= Alcohol and Gaming Authority =

Government body in Nova Scotia, Canada

The Alcohol and Gaming Authority (AGA, previously known as the Nova Scotia Gaming Control Commission) is an agency of the government of the Canadian province of Nova Scotia that regulates gambling and alcoholic beverages in the province.

Upon its establishment on April 4, 1995, the Authority assumed the functions of both the Nova Scotia Liquor License Board (in administration, inspection and licensing) and the duties of the Nova Scotia Lottery Commission and the Nova Scotia Amusements Regulation Board. The merger was finalized in an Order in Council dated July 15, 1997.

The Authority's responsibilities include two broad mandates under the Gaming Control Act. The first is to license and regulate gaming activity in Nova Scotia; the second is to study and report on certain aspects of gaming in Nova Scotia. These mandates necessarily include a strong consumer protection focus. The areas of study set forth in the Act include public interest and reaction to various forms of gaming; social, economic, health, justice, and environmental impacts of gaming; and the study of gaming laws and activities in other jurisdictions.

The Alcohol and Gaming Authority is a separate and distinct entity from the Nova Scotia Gaming Corporation, and the two agencies have differing functions.
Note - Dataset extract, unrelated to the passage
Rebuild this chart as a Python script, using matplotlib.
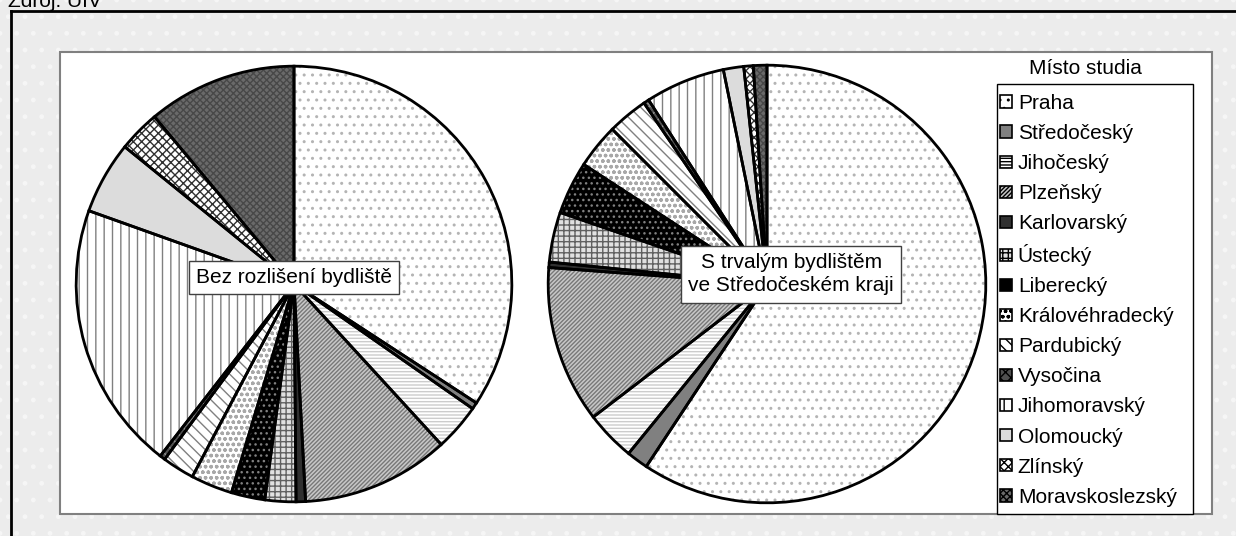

The Authority is a licensing authority for gaming, and also regulates gaming activity for which licenses have been issued. The Authority's mandate pursuant to the Theatres and Amusements Act includes film classification, licensing, and regulation. Film classification duties involve the viewing and subsequent classification of film products for use in Nova Scotia. Licensing duties involve the licensing and regulation of theatres, places of amusement, and events where fees are charged to the public.